French justice minister's brother sentenced, again
PARIS, Aug 21 (Reuters) A brother of France's justice minister, already convicted of drug trafficking, was sentenced to a year in prison for drug offences today, just after his sister pushed through tougher sentences for repeat offenders.
An appeals court in the eastern French city of Nancy imposed the sentence on Jamal Dati, one of 11 siblings of Justice Minister Rachida Dati, for consuming and selling heroin in 2005.
A different court had already sentenced him to a six-month suspended jail term earlier this year but the prosecution appealed, arguing that the sentence was too light since Dati had been convicted of similar offences previously.
Dati's lawyer, Gerard Michel, had urged the appeals court to stick to the earlier ruling.
''Mr Dati has had a bit of a particular life,'' Michel told the court. ''(His father) decided his 12 children would succeed.
...Several became engineers, one is a judge,'' he said, without explicitly naming Rachida Dati, a trained judge.
Dati's other lawyer, Frederic Berna, said his client would appeal today's ruling. ''In relation to other cases of the same type, the sentence is extremely severe,'' Berna told Reuters.
Jamal Dati was given a three-year jail sentence for drug trafficking six years ago, after being fined for drug use in 1995.
The court's hearing on his case last month fell on the same day as his sister's defence of a new bill introducing tougher sentences for repeat offenders.
Rachida Dati told radio last month: ''All families go through difficult times, difficult events, difficult phases.'' She declined further comment as inappropriate.
The daughter of a Moroccan bricklayer and an illiterate Algerian housewife, Dati became a symbol of President Nicolas Sarkozy's ethnically diverse cabinet on her appointment in May, but she had a difficult start.
Her chief of staff quit after barely a month amid reports of a personality clash, denied by both sides.

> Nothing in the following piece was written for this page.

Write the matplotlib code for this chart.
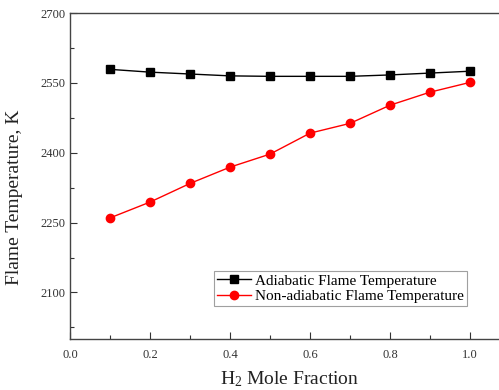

Three other top advisers have also quit, departures Dati dismissed as ordinary staff changes.
This month, the case of a convicted paedophile suspected of raping a five-year-old boy shortly after his release from prison stirred a fresh debate over repeat offenders.
Some magistrates say the case highlighted the inefficiencies and lack of funding in France's justice system. They say it is pointless to keep voting new laws without the funds to make sure new rules are applied.